As is often the case, Tolstoy’s enemies were no more alarming than his so-called friends, for instance, the pilgrims who swarmed Yasnaya Polyana: a shifting mass of philosophers, drifters, and desperados, collectively referred to by the domestic staff as “the Dark Ones.” These volatile characters included a morphine addict who had written a mathematical proof of Christianity; a barefoot Swedish septuagenarian who preached sartorial “simplicity” and who eventually had to be driven away “because he was beginning to be indecent”; and a blind Old Believer who pursued the sound of Tolstoy’s footsteps, shouting, “Liar! Hypocrite!”
The other academics at the conference are an eccentric and tolerant lot, and even the Aeroflot clerk delivers a succinct speech on Russian philosophy.

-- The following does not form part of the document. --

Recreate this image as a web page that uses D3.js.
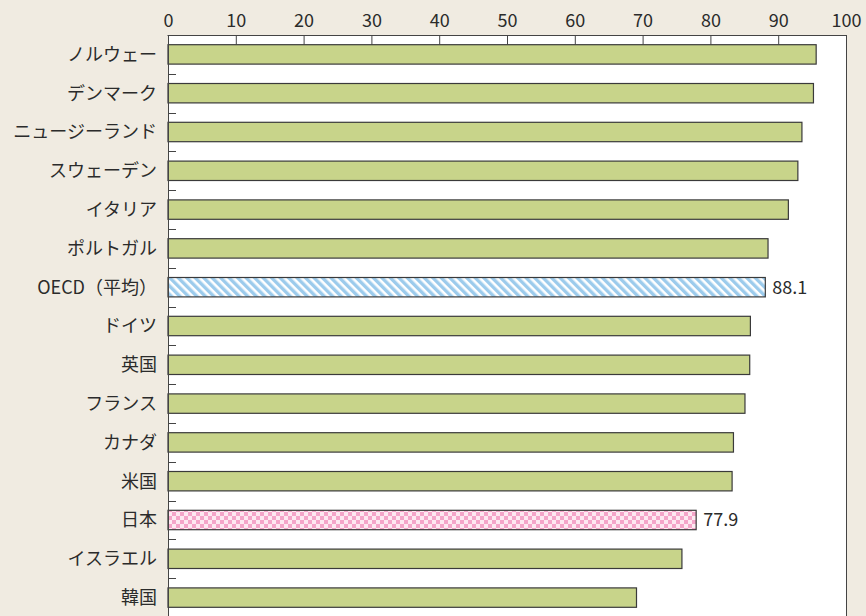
<!DOCTYPE html>
<html><head><meta charset="utf-8">
<script src="https://cdn.jsdelivr.net/npm/d3@7"></script>
<style>
html,body{margin:0;padding:0;background:#f0ebe1;}
svg{display:block;}
text{font-family:"Noto Sans CJK JP","Noto Sans",sans-serif;fill:#2b2b2b;}
</style></head>
<body>
<svg id="c" width="866" height="616"></svg>
<script>
const categories = ["ノルウェー","デンマーク","ニュージーランド","スウェーデン","イタリア","ポルトガル","OECD（平均）","ドイツ","英国","フランス","カナダ","米国","日本","イスラエル","韓国"];
const values = [95.6, 95.2, 93.5, 92.9, 91.5, 88.5, 88.1, 85.9, 85.8, 85.1, 83.4, 83.2, 77.9, 75.8, 69.1];
const barKinds = ["plain","plain","plain","plain","plain","plain","oecd","plain","plain","plain","plain","plain","japan","plain","plain"];
const labelled = ["OECD（平均）","日本"];
const xTicks = [0,10,20,30,40,50,60,70,80,90,100];

(function(){
const svg = d3.select("#c");
const pLeft = 168, pRight = 846, pTop = 35, pBottom = 617;

const x = d3.scaleLinear().domain([0,100]).range([pLeft,pRight]);
const y = d3.scaleBand().domain(categories).range([pTop,pBottom]).paddingInner(0.5).paddingOuter(0.25);

const defs = svg.append("defs");
const stripes = defs.append("pattern").attr("id","stripes").attr("patternUnits","userSpaceOnUse")
  .attr("width",6).attr("height",6).attr("patternTransform","rotate(-45)");
stripes.append("rect").attr("width",6).attr("height",6).attr("fill","#ffffff");
stripes.append("rect").attr("width",3.4).attr("height",6).attr("fill","#9ccbec");

const checks = defs.append("pattern").attr("id","checks").attr("patternUnits","userSpaceOnUse")
  .attr("width",8).attr("height",8).attr("x",pLeft).attr("y",0);
checks.append("rect").attr("width",8).attr("height",8).attr("fill","#f4a5c9");
checks.append("rect").attr("x",0).attr("y",0).attr("width",4).attr("height",4).attr("fill","#fde8f1");
checks.append("rect").attr("x",4).attr("y",4).attr("width",4).attr("height",4).attr("fill","#fde8f1");

svg.append("rect").attr("x",pLeft).attr("y",pTop).attr("width",pRight-pLeft).attr("height",pBottom-pTop+10)
  .attr("fill","#ffffff");

const step = y.step();
svg.append("g").selectAll("line").data(categories.slice(1)).join("line")
  .attr("x1",pLeft).attr("x2",pLeft+8)
  .attr("y1",d=>Math.round(y(d)-step*0.25)+0.5).attr("y2",d=>Math.round(y(d)-step*0.25)+0.5)
  .attr("stroke","#444").attr("stroke-width",1);

const fills = {plain:"#c8d48a", oecd:"url(#stripes)", japan:"url(#checks)"};
svg.append("g").selectAll("rect").data(categories).join("rect")
  .attr("x",x(0)).attr("y",d=>y(d))
  .attr("width",(d,i)=>x(values[i])-x(0)).attr("height",y.bandwidth())
  .attr("fill",(d,i)=>fills[barKinds[i]])
  .attr("stroke","#3a3a3a").attr("stroke-width",1.2);

svg.append("g").selectAll("text").data(categories.filter(c=>labelled.includes(c))).join("text")
  .attr("x",d=>x(values[categories.indexOf(d)])+7)
  .attr("y",d=>y(d)+y.bandwidth()/2)
  .attr("dy","0.36em").attr("font-size",18).text(d=>values[categories.indexOf(d)].toFixed(1));

const ax = svg.append("g").attr("transform",`translate(0,${pTop})`)
  .call(d3.axisTop(x).tickValues(xTicks).tickSize(-10).tickSizeOuter(0).tickPadding(8).tickFormat(d3.format("d")));
ax.select(".domain").remove();
ax.selectAll(".tick line").attr("stroke","#444");
ax.selectAll(".tick text").attr("font-size",18).attr("fill","#2b2b2b").style("font-family","'Noto Sans CJK JP',sans-serif");

svg.append("line").attr("x1",pLeft-0.5).attr("x2",pRight+0.5).attr("y1",pTop+0.5).attr("y2",pTop+0.5).attr("stroke","#444");
svg.append("line").attr("x1",pLeft+0.5).attr("x2",pLeft+0.5).attr("y1",pTop).attr("y2",616).attr("stroke","#444");
svg.append("line").attr("x1",pRight+0.5).attr("x2",pRight+0.5).attr("y1",pTop).attr("y2",616).attr("stroke","#444");

svg.append("g").selectAll("text").data(categories).join("text")
  .attr("x",157).attr("y",d=>y(d)+y.bandwidth()/2).attr("dy","0.36em")
  .attr("text-anchor","end").attr("font-size",18).text(d=>d);
})();
</script>
</body></html>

Together, between talks on Tolstoy, we wandered through Tolstoy’s house and Tolstoy’s garden, sat on Tolstoy’s favorite bench, admired Tolstoy’s beehives, marveled at Tolstoy’s favorite hut, and avoided the vitiated descendants of Tolstoy’s favorite geese: one of these almost feral creatures had bitten a cultural semiotician. Every morning I called Aeroflot to ask about my suitcase. “Oh, it’s you,” sighed the clerk. “Yes, I have your request right here. Address: Yasnaya Polyana, Tolstoy’s house. When we find the suitcase we will send it to you. In the meantime, are you familiar with our Russian phrase resignation of the soul?”
I saw a number of very enthusiastic reviews for this book, but one in particular convinced me that I would relish it.  Ian Sansom, writing for The Guardian, drew the perfect line in the sand:  "... if you liked Elizabeth Gilbert's Eat, Pray, Love, you'll hate The Possessed."